Dirt bottoms prohibited. All swimming pools, temporary swimming pools, landscape ponds, and wading pools shall be contained by a nondrainable material such as plastic, concrete, rubber, etc. No sand or dirt bottoms shall be permitted.
[Amended by Ord. No. 17-11]
A. 
Determination. Determinations necessary for administration and enforcement of performance standards set forth herein range from those which can be made with satisfactory accuracy by a reasonable person using normal senses and no mechanical equipment, to those requiring great technical competence and complex equipment for precise measurement. It is the intent of this chapter that:
(1) 
Where determinations can be made by the Zoning Administrator or Building Inspector using equipment normally available to the City or obtainable without extraordinary expense, such determinations shall be so made before notice of violations is issued.
(2) 
Where technical complexity or extraordinary expense makes it unreasonable for the City to maintain the personnel or equipment necessary for making difficult or unusual determinations, procedures shall be available for causing corrections of apparent violations of performance standards, for protecting individuals from arbitrary, capricious, and unreasonable administration and enforcement of performance standard regulations, and for protecting the general public from unnecessary costs for administration and enforcement.
(a) 
The Zoning Administrator shall give written notice, by certified mail or other means, ensuring a signed receipt for such notice to the person or persons responsible for the alleged violations.

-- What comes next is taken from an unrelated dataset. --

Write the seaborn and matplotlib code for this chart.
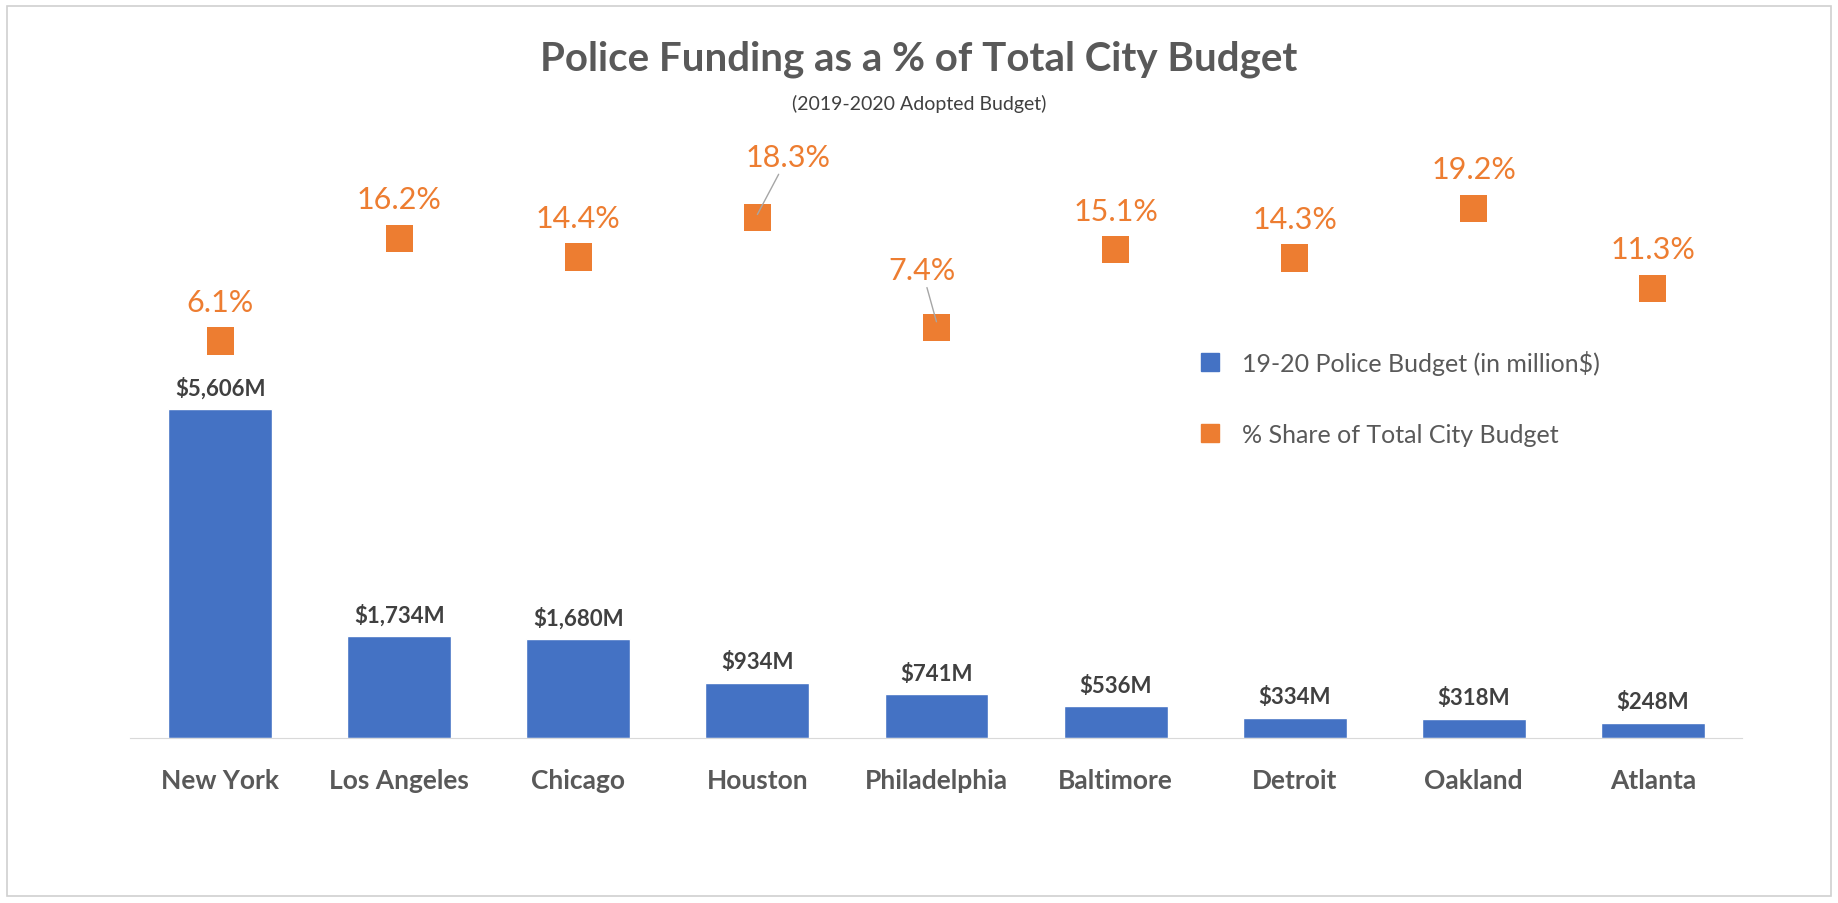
import matplotlib.pyplot as plt
import seaborn as sns
import pandas as pd
from matplotlib.patches import Rectangle
from matplotlib.lines import Line2D

cities = ["New York", "Los Angeles", "Chicago", "Houston", "Philadelphia",
          "Baltimore", "Detroit", "Oakland", "Atlanta"]
budget = [5606, 1734, 1680, 934, 741, 536, 334, 318, 248]
share = [6.1, 16.2, 14.4, 18.3, 7.4, 15.1, 14.3, 19.2, 11.3]

df = pd.DataFrame({"city": cities, "budget": budget, "share": share})

sns.set_style("white")
plt.rcParams['font.family'] = ['Lato', 'DejaVu Sans']

blue = "#4472C4"
orange = "#ED7D31"
gray = "#595959"

fig = plt.figure(figsize=(18.38, 9.04), dpi=100)
fig.patches.append(Rectangle((0.004, 0.008), 0.992, 0.984, transform=fig.transFigure,
                             fill=False, edgecolor="#D0D0D0", linewidth=1.2))
ax = fig.add_axes([0.071, 0.183, 0.877, 0.648])

sns.barplot(data=df, x="city", y="budget", color=blue, width=0.58, ax=ax, saturation=1)
ax.set_ylim(0, 9990)
ax.set_xlim(-0.5, len(cities) - 0.5)
for i, v in enumerate(budget):
    ax.text(i, v + 180, f"${v:,}M", ha="center", va="bottom", fontsize=16,
            fontweight="bold", color="#404040")
ax.set_yticks([])
ax.set_xlabel("")
ax.set_ylabel("")
ax.tick_params(axis="x", labelsize=19, colors=gray, length=0, pad=22)
for lbl in ax.get_xticklabels():
    lbl.set_fontweight("bold")
for s in ["top", "right", "left"]:
    ax.spines[s].set_visible(False)
ax.spines["bottom"].set_color("#D9D9D9")

ax2 = ax.twinx()
sns.scatterplot(data=df, x="city", y="share", marker="s", s=380, color=orange,
                edgecolor="none", ax=ax2, legend=False)
ax2.set_ylim(-33.1, 24.8)
ax2.set_yticks([])
ax2.set_ylabel("")
for s in ax2.spines.values():
    s.set_visible(False)
for i, v in enumerate(share):
    if cities[i] == "Houston":
        ax2.annotate(f"{v}%", xy=(i, v + 0.3), xytext=(i + 0.17, v + 4.6),
                     ha="center", va="bottom", fontsize=22, color=orange,
                     arrowprops=dict(arrowstyle="-", color="#A6A6A6", lw=1,
                                     shrinkA=0, shrinkB=0), annotation_clip=False)
    elif cities[i] == "Philadelphia":
        ax2.annotate(f"{v}%", xy=(i, v + 0.6), xytext=(i - 0.08, v + 4.3),
                     ha="center", va="bottom", fontsize=22, color=orange,
                     arrowprops=dict(arrowstyle="-", color="#A6A6A6", lw=1,
                                     shrinkA=0, shrinkB=0), annotation_clip=False)
    else:
        ax2.text(i, v + 2.5, f"{v}%", ha="center", va="bottom", fontsize=22,
                 color=orange)

handles = [Line2D([], [], marker="s", linestyle="none", markersize=13, color=blue),
           Line2D([], [], marker="s", linestyle="none", markersize=13, color=orange)]
ax2.legend(handles, ["19-20 Police Budget (in million$)", "% Share of Total City Budget"],
           loc="upper left", bbox_to_anchor=(0.64, 0.7), frameon=False,
           fontsize=18, labelcolor=gray, handletextpad=0.3, labelspacing=1.9)

fig.text(0.5, 0.935, "Police Funding as a % of Total City Budget", ha="center",
         va="center", fontsize=29, fontweight="bold", color=gray)
fig.text(0.5, 0.885, "(2019-2020 Adopted Budget)", ha="center", va="center",
         fontsize=14, color="#404040")

plt.savefig("out.png", dpi=100)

The notice shall describe the particulars of the alleged violation and the reasons why the Zoning Administrator believes there is a violation in fact, and shall require an answer or correction of the alleged violation to the satisfaction of the Zoning Administrator.
(b) 
The notice shall state, and it is hereby declared, that failure to reply or to correct the alleged violation to the satisfaction of the administrative official within the time limit set constitutes admission of violation of the terms of this chapter. The notice shall further state that upon request of those to whom it is directed, technical determination as described in this chapter will be made, and that if violations as alleged are found, costs of such determinations shall be charged against those responsible for the violation, in addition to such other penalties as may be appropriate, but that if it is determined that no violation exists, the cost of the determination will be paid by the City.
B. 
Enforcement. Enforcement of the provisions of this section shall be per § 450-25.